There’s been plenty of debate on the best way to discuss 9/11 with youngsters, and even after fifteen years it’s still difficult for many adults to process it, let alone talk about it with children. Full disclosure: I am not ready to have that conversation with my seven-year-old, and probably won’t be for some time. Still, those looking for a sensitive yet compelling picture book highlighting one way Americans found strength in the face of adversity, Seven and a Half Tons of Steel would be my pick.
Janet Nolan’s narration is simple and driven mostly by Thomas Gonzalez’s (Toad Weather; 14 Crows for America) dramatic artwork.
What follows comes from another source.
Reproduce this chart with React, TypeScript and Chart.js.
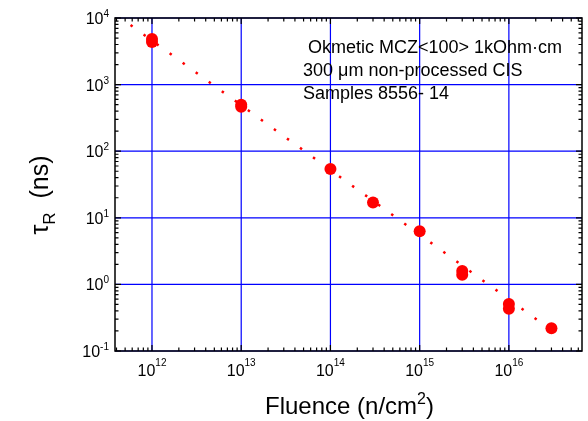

The story starts on the endpapers, where a young schoolboy gazes up at a plane careening through a robin’s-egg-blue sky, headed for the World Trade Center jutting out of horizon. It’s a different perspective than one might expect–the boy is in the foreground, the plane barely painted onto the top of the picture, and the buildings almost an afterthought. It’s a section easily skipped, because at first glance the image is almost serene: a boy holding his baseball glove and books, heading to school. And then we all know what happens next.
After the towers collapse, Nolan traces the retrieval of a steel beam from the wreckage, which is then shipped to a New Orleans shipyard to be turned into the bow of the USS New York. There’s no smooth sailing for this journey; Hurricane Katrina slowed down the work considerably, but eventually the beam becomes a bow, the entire endeavor illustrating how men and women of this country united to heal by turning remnants of a disaster into a symbol of strength.
Strength forged through sacrifice. Never forget.